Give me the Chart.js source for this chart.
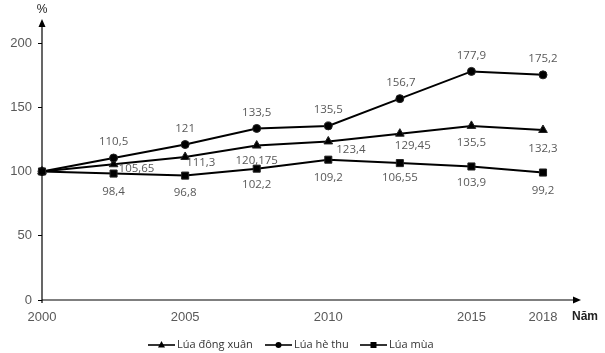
<!DOCTYPE html>
<html>
<head>
<meta charset="utf-8">
<script src="https://cdn.jsdelivr.net/npm/chart.js@4"></script>
<style>
html,body{margin:0;padding:0;background:#fff;}
#wrap{width:605px;height:353px;position:relative;}
</style>
</head>
<body>
<div id="wrap"><canvas id="c" width="605" height="353"></canvas></div>
<script>
// ---- data ----
const categories = ['2000', '', '2005', '', '2010', '', '2015', '2018'];
const yTicks = [0, 50, 100, 150, 200];
const seriesNames = ['Lúa đông xuân', 'Lúa hè thu', 'Lúa mùa'];
const dongXuan = [100, 105.65, 111.3, 120.175, 123.4, 129.45, 135.5, 132.3];
const heThu = [100, 110.5, 121, 133.5, 135.5, 156.7, 177.9, 175.2];
const luaMua = [100, 98.4, 96.8, 102.2, 109.2, 106.55, 103.9, 99.2];
const yUnit = '%';
const xUnit = 'Năm';

const fmt = v => String(v).replace('.', ',');
const labelFont = '11.5px "Open Sans", sans-serif';
const labelColor = '#595959';

// label placement per series: [align, dx, dy] per point (style only)
const placements = [
  [null, ['left', 5, 4], ['left', 1, 6], ['center', 0, 15], ['left', 8, 8], ['left', -5, 12], ['center', 0, 17], ['center', 0, 19]],
  [null, ['center', 0, -16], ['center', 0, -16], ['center', 0, -16], ['center', 0, -16], ['center', 1, -16], ['center', 0, -16], ['center', 0, -16]],
  [null, ['center', 0, 18], ['center', 0, 17], ['center', 0, 16], ['center', 0, 18], ['center', 0, 15], ['center', 0, 16], ['center', 0, 18]]
];

const dataLabels = {
  id: 'dataLabels',
  afterDatasetsDraw(chart) {
    const ctx = chart.ctx;
    ctx.save();
    ctx.font = labelFont;
    ctx.fillStyle = labelColor;
    ctx.textBaseline = 'middle';
    chart.data.datasets.forEach((ds, di) => {
      const meta = chart.getDatasetMeta(di);
      meta.data.forEach((pt, i) => {
        const p = placements[di][i];
        if (!p) return;
        ctx.textAlign = p[0];
        ctx.fillText(fmt(ds.data[i]), pt.x + p[1], pt.y + p[2]);
      });
    });
    ctx.restore();
  }
};

const axesDecor = {
  id: 'axesDecor',
  afterDraw(chart) {
    const ctx = chart.ctx;
    const a = chart.chartArea;
    ctx.save();
    ctx.strokeStyle = '#000';
    ctx.fillStyle = '#000';
    ctx.lineWidth = 1.2;
    // y axis extension + arrow
    ctx.beginPath();
    ctx.moveTo(a.left, a.bottom + 3);
    ctx.lineTo(a.left, 26);
    ctx.stroke();
    ctx.beginPath();
    ctx.moveTo(a.left, 19);
    ctx.lineTo(a.left - 3.5, 27);
    ctx.lineTo(a.left + 3.5, 27);
    ctx.closePath();
    ctx.fill();
    // x axis extension + arrow
    ctx.beginPath();
    ctx.moveTo(a.left, a.bottom);
    ctx.lineTo(574, a.bottom);
    ctx.stroke();
    ctx.beginPath();
    ctx.moveTo(581, a.bottom);
    ctx.lineTo(573, a.bottom - 3.5);
    ctx.lineTo(573, a.bottom + 3.5);
    ctx.closePath();
    ctx.fill();
    // unit labels
    ctx.fillStyle = '#222';
    ctx.font = '12px "Liberation Sans", Arial, sans-serif';
    ctx.textAlign = 'center';
    ctx.textBaseline = 'middle';
    ctx.fillText(yUnit, a.left, 10);
    ctx.font = 'bold 12px "Liberation Sans", Arial, sans-serif';
    ctx.textAlign = 'left';
    ctx.fillText(xUnit, 572, 317);

    // legend
    const items = [
      {x: 148, style: 'triangle'},
      {x: 265, style: 'circle'},
      {x: 360, style: 'rect'}
    ];
    const ly = 345;
    ctx.font = '11px "Open Sans", sans-serif';
    ctx.textBaseline = 'middle';
    items.forEach((it, k) => {
      ctx.strokeStyle = '#000';
      ctx.lineWidth = 1.6;
      ctx.beginPath();
      ctx.moveTo(it.x, ly);
      ctx.lineTo(it.x + 27, ly);
      ctx.stroke();
      ctx.fillStyle = '#000';
      const cx = it.x + 13.5;
      ctx.beginPath();
      if (it.style === 'triangle') {
        ctx.moveTo(cx, ly - 4); ctx.lineTo(cx - 3.5, ly + 2.5); ctx.lineTo(cx + 3.5, ly + 2.5); ctx.closePath();
      } else if (it.style === 'circle') {
        ctx.arc(cx, ly, 3, 0, Math.PI * 2);
      } else {
        ctx.rect(cx - 3, ly - 3, 6, 6);
      }
      ctx.fill();
      ctx.fillStyle = '#333';
      ctx.textAlign = 'left';
      ctx.fillText(seriesNames[k], it.x + 29, ly);
    });
    ctx.restore();
  }
};

const mk = (label, data, style, radius, order) => ({
  label, data,
  borderColor: '#000', backgroundColor: '#000',
  borderWidth: 2,
  pointStyle: style, pointRadius: radius, pointBorderWidth: 1,
  pointBackgroundColor: '#000', pointBorderColor: '#222',
  tension: 0, order
});

new Chart(document.getElementById('c'), {
  type: 'line',
  data: {
    labels: categories,
    datasets: [
      mk(seriesNames[0], dongXuan, 'triangle', 5, 2),
      mk(seriesNames[1], heThu, 'circle', 4, 1),
      mk(seriesNames[2], luaMua, 'rect', 5, 0)
    ]
  },
  options: {
    responsive: false,
    animation: false,
    events: [],
    layout: {padding: {left: 0, right: 62, top: 43, bottom: 0}},
    plugins: {legend: {display: false}, tooltip: {enabled: false}},
    scales: {
      x: {
        type: 'category',
        offset: false,
        grid: {display: false, drawTicks: false},
        border: {display: false},
        ticks: {
          autoSkip: false, maxRotation: 0, padding: 10,
          color: '#595959',
          font: {family: '"Liberation Sans", Arial, sans-serif', size: 13}
        },
        afterFit(s) { s.height = 53; }
      },
      y: {
        min: 0, max: 200,
        afterBuildTicks(s) { s.ticks = yTicks.map(v => ({value: v})); },
        grid: {display: true, drawOnChartArea: false, drawTicks: true, tickLength: 4, color: '#000', lineWidth: 1},
        border: {display: false},
        ticks: {
          padding: 6, color: '#595959',
          font: {family: '"Liberation Sans", Arial, sans-serif', size: 13}
        },
        afterFit(s) { s.width = 42; }
      }
    }
  },
  plugins: [dataLabels, axesDecor]
});
</script>
</body>
</html>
= = = =
Do not copy the pictures, but repeat every line exactly.

RESULT OF THIS TASK:
Give me the Chart.js source for this chart.
<!DOCTYPE html>
<html>
<head>
<meta charset="utf-8">
<script src="https://cdn.jsdelivr.net/npm/chart.js@4"></script>
<style>
html,body{margin:0;padding:0;background:#fff;}
#wrap{width:605px;height:353px;position:relative;}
</style>
</head>
<body>
<div id="wrap"><canvas id="c" width="605" height="353"></canvas></div>
<script>
// ---- data ----
const categories = ['2000', '', '2005', '', '2010', '', '2015', '2018'];
const yTicks = [0, 50, 100, 150, 200];
const seriesNames = ['Lúa đông xuân', 'Lúa hè thu', 'Lúa mùa'];
const dongXuan = [100, 105.65, 111.3, 120.175, 123.4, 129.45, 135.5, 132.3];
const heThu = [100, 110.5, 121, 133.5, 135.5, 156.7, 177.9, 175.2];
const luaMua = [100, 98.4, 96.8, 102.2, 109.2, 106.55, 103.9, 99.2];
const yUnit = '%';
const xUnit = 'Năm';

const fmt = v => String(v).replace('.', ',');
const labelFont = '11.5px "Open Sans", sans-serif';
const labelColor = '#595959';

// label placement per series: [align, dx, dy] per point (style only)
const placements = [
  [null, ['left', 5, 4], ['left', 1, 6], ['center', 0, 15], ['left', 8, 8], ['left', -5, 12], ['center', 0, 17], ['center', 0, 19]],
  [null, ['center', 0, -16], ['center', 0, -16], ['center', 0, -16], ['center', 0, -16], ['center', 1, -16], ['center', 0, -16], ['center', 0, -16]],
  [null, ['center', 0, 18], ['center', 0, 17], ['center', 0, 16], ['center', 0, 18], ['center', 0, 15], ['center', 0, 16], ['center', 0, 18]]
];

const dataLabels = {
  id: 'dataLabels',
  afterDatasetsDraw(chart) {
    const ctx = chart.ctx;
    ctx.save();
    ctx.font = labelFont;
    ctx.fillStyle = labelColor;
    ctx.textBaseline = 'middle';
    chart.data.datasets.forEach((ds, di) => {
      const meta = chart.getDatasetMeta(di);
      meta.data.forEach((pt, i) => {
        const p = placements[di][i];
        if (!p) return;
        ctx.textAlign = p[0];
        ctx.fillText(fmt(ds.data[i]), pt.x + p[1], pt.y + p[2]);
      });
    });
    ctx.restore();
  }
};

const axesDecor = {
  id: 'axesDecor',
  afterDraw(chart) {
    const ctx = chart.ctx;
    const a = chart.chartArea;
    ctx.save();
    ctx.strokeStyle = '#000';
    ctx.fillStyle = '#000';
    ctx.lineWidth = 1.2;
    // y axis extension + arrow
    ctx.beginPath();
    ctx.moveTo(a.left, a.bottom + 3);
    ctx.lineTo(a.left, 26);
    ctx.stroke();
    ctx.beginPath();
    ctx.moveTo(a.left, 19);
    ctx.lineTo(a.left - 3.5, 27);
    ctx.lineTo(a.left + 3.5, 27);
    ctx.closePath();
    ctx.fill();
    // x axis extension + arrow
    ctx.beginPath();
    ctx.moveTo(a.left, a.bottom);
    ctx.lineTo(574, a.bottom);
    ctx.stroke();
    ctx.beginPath();
    ctx.moveTo(581, a.bottom);
    ctx.lineTo(573, a.bottom - 3.5);
    ctx.lineTo(573, a.bottom + 3.5);
    ctx.closePath();
    ctx.fill();
    // unit labels
    ctx.fillStyle = '#222';
    ctx.font = '12px "Liberation Sans", Arial, sans-serif';
    ctx.textAlign = 'center';
    ctx.textBaseline = 'middle';
    ctx.fillText(yUnit, a.left, 10);
    ctx.font = 'bold 12px "Liberation Sans", Arial, sans-serif';
    ctx.textAlign = 'left';
    ctx.fillText(xUnit, 572, 317);

    // legend
    const items = [
      {x: 148, style: 'triangle'},
      {x: 265, style: 'circle'},
      {x: 360, style: 'rect'}
    ];
    const ly = 345;
    ctx.font = '11px "Open Sans", sans-serif';
    ctx.textBaseline = 'middle';
    items.forEach((it, k) => {
      ctx.strokeStyle = '#000';
      ctx.lineWidth = 1.6;
      ctx.beginPath();
      ctx.moveTo(it.x, ly);
      ctx.lineTo(it.x + 27, ly);
      ctx.stroke();
      ctx.fillStyle = '#000';
      const cx = it.x + 13.5;
      ctx.beginPath();
      if (it.style === 'triangle') {
        ctx.moveTo(cx, ly - 4); ctx.lineTo(cx - 3.5, ly + 2.5); ctx.lineTo(cx + 3.5, ly + 2.5); ctx.closePath();
      } else if (it.style === 'circle') {
        ctx.arc(cx, ly, 3, 0, Math.PI * 2);
      } else {
        ctx.rect(cx - 3, ly - 3, 6, 6);
      }
      ctx.fill();
      ctx.fillStyle = '#333';
      ctx.textAlign = 'left';
      ctx.fillText(seriesNames[k], it.x + 29, ly);
    });
    ctx.restore();
  }
};

const mk = (label, data, style, radius, order) => ({
  label, data,
  borderColor: '#000', backgroundColor: '#000',
  borderWidth: 2,
  pointStyle: style, pointRadius: radius, pointBorderWidth: 1,
  pointBackgroundColor: '#000', pointBorderColor: '#222',
  tension: 0, order
});

new Chart(document.getElementById('c'), {
  type: 'line',
  data: {
    labels: categories,
    datasets: [
      mk(seriesNames[0], dongXuan, 'triangle', 5, 2),
      mk(seriesNames[1], heThu, 'circle', 4, 1),
      mk(seriesNames[2], luaMua, 'rect', 5, 0)
    ]
  },
  options: {
    responsive: false,
    animation: false,
    events: [],
    layout: {padding: {left: 0, right: 62, top: 43, bottom: 0}},
    plugins: {legend: {display: false}, tooltip: {enabled: false}},
    scales: {
      x: {
        type: 'category',
        offset: false,
        grid: {display: false, drawTicks: false},
        border: {display: false},
        ticks: {
          autoSkip: false, maxRotation: 0, padding: 10,
          color: '#595959',
          font: {family: '"Liberation Sans", Arial, sans-serif', size: 13}
        },
        afterFit(s) { s.height = 53; }
      },
      y: {
        min: 0, max: 200,
        afterBuildTicks(s) { s.ticks = yTicks.map(v => ({value: v})); },
        grid: {display: true, drawOnChartArea: false, drawTicks: true, tickLength: 4, color: '#000', lineWidth: 1},
        border: {display: false},
        ticks: {
          padding: 6, color: '#595959',
          font: {family: '"Liberation Sans", Arial, sans-serif', size: 13}
        },
        afterFit(s) { s.width = 42; }
      }
    }
  },
  plugins: [dataLabels, axesDecor]
});
</script>
</body>
</html>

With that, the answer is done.